→ **Task prompt**: Only the lines from the start of the data below through the line that contains "plt.rcParams['font.family'] = ['Noto" are to be copied, exactly and without pictures.

┌────────

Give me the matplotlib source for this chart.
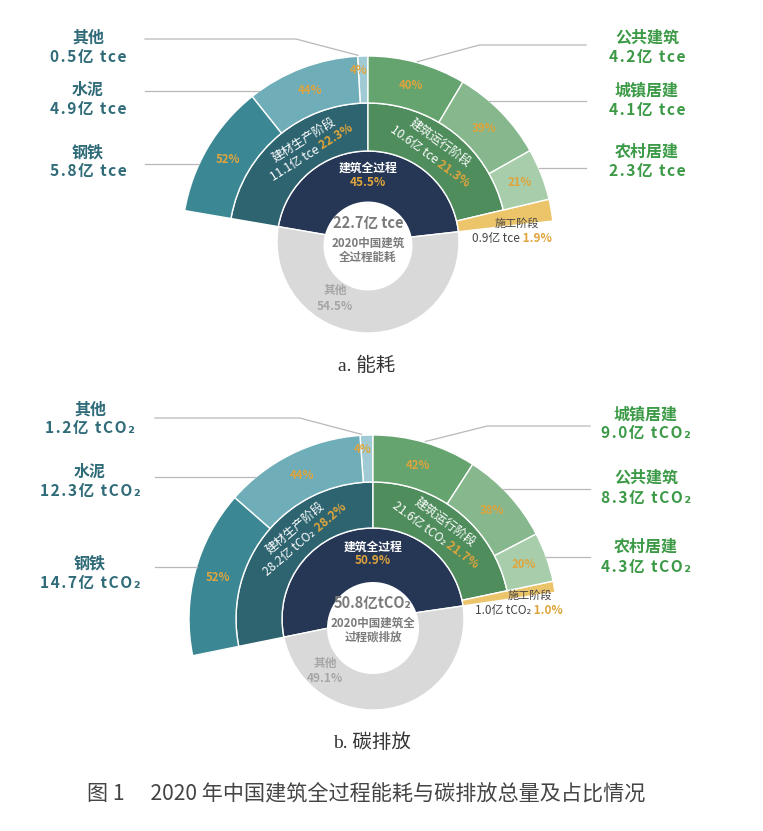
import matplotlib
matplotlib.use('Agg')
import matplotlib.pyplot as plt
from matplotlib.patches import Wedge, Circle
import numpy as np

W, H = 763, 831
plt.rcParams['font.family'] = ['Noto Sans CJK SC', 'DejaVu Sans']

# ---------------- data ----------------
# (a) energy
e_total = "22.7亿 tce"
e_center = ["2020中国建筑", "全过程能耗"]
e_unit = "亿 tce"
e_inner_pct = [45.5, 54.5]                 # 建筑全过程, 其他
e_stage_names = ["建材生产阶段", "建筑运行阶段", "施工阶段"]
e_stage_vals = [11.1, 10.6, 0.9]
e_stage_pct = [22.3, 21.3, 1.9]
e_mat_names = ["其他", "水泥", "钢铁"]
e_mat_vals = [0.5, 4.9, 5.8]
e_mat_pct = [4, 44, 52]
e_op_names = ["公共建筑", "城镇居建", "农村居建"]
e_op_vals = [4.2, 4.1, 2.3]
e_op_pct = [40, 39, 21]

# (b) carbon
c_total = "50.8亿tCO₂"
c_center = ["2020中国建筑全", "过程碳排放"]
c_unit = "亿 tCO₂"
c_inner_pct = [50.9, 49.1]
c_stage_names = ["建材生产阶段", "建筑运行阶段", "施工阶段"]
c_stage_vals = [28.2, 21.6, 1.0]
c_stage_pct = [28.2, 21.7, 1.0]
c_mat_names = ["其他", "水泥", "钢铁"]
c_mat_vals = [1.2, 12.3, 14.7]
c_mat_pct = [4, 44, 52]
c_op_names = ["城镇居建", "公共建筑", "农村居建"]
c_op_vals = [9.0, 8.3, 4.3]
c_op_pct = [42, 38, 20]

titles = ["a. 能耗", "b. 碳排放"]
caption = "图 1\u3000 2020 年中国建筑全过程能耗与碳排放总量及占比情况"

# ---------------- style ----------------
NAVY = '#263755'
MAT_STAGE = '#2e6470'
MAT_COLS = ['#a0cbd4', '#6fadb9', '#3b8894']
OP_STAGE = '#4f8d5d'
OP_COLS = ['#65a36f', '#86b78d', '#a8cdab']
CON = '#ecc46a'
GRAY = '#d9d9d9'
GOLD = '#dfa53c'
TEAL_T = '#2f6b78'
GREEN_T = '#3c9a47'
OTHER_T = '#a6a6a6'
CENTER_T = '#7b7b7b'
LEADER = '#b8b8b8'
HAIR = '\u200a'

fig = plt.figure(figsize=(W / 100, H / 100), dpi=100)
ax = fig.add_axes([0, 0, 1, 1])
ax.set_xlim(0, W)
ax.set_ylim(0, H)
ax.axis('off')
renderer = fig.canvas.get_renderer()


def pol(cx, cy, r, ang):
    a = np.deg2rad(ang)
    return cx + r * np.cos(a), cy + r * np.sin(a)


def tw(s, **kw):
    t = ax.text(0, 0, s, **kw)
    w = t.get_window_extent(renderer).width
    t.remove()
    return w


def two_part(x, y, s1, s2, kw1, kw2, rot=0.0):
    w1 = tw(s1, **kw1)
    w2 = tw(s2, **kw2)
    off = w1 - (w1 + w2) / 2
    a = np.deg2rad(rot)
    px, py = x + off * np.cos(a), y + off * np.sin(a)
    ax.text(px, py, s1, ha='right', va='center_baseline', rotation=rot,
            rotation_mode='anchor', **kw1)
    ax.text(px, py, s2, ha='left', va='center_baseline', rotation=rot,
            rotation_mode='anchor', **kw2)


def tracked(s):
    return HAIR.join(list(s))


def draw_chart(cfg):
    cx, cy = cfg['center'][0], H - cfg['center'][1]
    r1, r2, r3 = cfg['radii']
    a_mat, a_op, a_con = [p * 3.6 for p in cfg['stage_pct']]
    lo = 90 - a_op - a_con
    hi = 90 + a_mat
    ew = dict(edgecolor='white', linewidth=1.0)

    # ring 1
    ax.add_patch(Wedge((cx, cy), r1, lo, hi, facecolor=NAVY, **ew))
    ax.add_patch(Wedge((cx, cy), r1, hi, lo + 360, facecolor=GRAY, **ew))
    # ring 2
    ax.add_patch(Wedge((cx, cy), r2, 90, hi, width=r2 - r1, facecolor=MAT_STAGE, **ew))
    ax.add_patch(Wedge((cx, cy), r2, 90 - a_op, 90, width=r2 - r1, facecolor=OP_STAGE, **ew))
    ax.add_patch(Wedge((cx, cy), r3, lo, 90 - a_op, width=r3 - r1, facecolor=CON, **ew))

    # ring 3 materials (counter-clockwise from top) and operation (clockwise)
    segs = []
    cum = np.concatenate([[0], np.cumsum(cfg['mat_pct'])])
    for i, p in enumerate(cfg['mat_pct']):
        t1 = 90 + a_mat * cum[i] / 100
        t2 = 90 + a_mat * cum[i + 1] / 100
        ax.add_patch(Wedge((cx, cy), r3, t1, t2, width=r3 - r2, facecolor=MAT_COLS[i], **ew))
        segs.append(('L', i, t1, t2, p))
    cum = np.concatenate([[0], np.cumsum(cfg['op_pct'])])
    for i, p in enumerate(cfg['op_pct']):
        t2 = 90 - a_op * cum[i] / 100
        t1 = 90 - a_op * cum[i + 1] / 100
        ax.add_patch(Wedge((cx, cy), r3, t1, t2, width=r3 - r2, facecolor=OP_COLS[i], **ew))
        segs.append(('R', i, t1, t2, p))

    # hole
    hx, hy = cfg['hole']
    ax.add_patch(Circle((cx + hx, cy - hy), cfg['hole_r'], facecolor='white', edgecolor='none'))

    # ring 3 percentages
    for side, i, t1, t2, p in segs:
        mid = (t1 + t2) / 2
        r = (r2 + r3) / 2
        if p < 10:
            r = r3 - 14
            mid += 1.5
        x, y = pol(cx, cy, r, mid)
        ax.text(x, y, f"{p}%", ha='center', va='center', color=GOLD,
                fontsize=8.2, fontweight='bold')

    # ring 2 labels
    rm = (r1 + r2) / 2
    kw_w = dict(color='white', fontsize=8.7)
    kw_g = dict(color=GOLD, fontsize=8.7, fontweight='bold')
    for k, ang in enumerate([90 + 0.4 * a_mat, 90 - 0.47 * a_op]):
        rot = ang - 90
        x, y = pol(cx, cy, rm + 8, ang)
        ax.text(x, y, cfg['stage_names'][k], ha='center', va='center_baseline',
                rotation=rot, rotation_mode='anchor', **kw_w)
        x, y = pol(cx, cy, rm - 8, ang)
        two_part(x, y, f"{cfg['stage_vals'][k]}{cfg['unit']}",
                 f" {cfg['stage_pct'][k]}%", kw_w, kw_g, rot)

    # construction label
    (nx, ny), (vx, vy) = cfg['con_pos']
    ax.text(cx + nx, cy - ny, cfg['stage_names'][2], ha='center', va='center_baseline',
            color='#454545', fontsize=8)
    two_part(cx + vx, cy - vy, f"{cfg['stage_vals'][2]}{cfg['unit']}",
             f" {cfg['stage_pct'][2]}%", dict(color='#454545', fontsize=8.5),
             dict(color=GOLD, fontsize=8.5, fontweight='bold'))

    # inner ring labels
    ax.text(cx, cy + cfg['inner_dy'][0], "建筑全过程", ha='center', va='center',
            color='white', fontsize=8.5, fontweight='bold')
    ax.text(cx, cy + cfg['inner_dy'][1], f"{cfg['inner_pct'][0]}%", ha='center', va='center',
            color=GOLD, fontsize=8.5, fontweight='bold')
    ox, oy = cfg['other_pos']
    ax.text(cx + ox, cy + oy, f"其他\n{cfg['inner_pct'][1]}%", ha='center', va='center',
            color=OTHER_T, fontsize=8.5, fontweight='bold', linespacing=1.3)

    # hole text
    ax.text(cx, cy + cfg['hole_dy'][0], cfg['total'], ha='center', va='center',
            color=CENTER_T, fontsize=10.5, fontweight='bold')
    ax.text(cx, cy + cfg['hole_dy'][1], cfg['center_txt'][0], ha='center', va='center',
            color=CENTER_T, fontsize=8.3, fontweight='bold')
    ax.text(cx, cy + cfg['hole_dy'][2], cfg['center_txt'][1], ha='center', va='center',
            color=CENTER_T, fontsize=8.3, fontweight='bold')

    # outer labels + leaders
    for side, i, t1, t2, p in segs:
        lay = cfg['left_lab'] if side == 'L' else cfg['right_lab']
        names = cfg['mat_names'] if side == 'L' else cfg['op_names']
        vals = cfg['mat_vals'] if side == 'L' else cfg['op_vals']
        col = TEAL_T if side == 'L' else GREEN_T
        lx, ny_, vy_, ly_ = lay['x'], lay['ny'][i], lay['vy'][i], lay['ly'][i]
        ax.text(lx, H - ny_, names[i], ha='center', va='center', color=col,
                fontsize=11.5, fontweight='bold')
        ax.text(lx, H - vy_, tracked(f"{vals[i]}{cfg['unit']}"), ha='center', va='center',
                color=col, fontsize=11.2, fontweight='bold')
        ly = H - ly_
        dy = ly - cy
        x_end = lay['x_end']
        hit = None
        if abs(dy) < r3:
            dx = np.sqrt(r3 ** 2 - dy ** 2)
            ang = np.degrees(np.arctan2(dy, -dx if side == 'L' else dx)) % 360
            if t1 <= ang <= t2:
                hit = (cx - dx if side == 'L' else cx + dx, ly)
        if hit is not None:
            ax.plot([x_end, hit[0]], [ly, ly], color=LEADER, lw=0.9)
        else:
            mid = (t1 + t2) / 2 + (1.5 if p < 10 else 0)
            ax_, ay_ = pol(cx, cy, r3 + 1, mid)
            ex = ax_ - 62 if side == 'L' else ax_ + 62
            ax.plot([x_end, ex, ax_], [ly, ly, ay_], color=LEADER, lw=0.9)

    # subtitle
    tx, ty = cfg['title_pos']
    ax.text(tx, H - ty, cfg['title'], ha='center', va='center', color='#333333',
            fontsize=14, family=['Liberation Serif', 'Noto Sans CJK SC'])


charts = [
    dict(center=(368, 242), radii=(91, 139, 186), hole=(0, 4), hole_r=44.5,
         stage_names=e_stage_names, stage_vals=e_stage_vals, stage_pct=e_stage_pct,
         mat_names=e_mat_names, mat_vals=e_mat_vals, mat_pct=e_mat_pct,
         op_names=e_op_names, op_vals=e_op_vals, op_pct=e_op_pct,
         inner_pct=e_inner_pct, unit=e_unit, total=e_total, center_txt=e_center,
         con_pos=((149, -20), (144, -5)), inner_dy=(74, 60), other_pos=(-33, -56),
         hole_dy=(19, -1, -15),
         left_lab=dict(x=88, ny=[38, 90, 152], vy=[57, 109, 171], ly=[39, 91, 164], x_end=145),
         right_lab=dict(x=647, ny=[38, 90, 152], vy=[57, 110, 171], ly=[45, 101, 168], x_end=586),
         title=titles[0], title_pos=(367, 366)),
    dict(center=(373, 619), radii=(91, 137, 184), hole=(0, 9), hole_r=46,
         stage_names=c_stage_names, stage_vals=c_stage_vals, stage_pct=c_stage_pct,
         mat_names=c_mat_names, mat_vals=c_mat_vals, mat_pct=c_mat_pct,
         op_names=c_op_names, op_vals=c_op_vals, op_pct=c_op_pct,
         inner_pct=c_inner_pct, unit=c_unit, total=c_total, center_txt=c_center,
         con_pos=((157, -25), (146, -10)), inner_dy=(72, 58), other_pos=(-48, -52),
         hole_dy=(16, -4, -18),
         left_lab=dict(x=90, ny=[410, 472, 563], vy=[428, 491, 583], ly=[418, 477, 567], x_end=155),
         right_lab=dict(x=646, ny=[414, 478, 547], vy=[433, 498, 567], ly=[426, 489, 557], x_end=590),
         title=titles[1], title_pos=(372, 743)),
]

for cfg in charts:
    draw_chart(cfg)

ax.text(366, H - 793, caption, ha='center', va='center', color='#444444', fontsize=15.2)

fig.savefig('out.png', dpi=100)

└────────

→ **Output below**:
Give me the matplotlib source for this chart.
import matplotlib
matplotlib.use('Agg')
import matplotlib.pyplot as plt
from matplotlib.patches import Wedge, Circle
import numpy as np

W, H = 763, 831
plt.rcParams['font.family'] = ['Noto Sans CJK SC', 'DejaVu Sans']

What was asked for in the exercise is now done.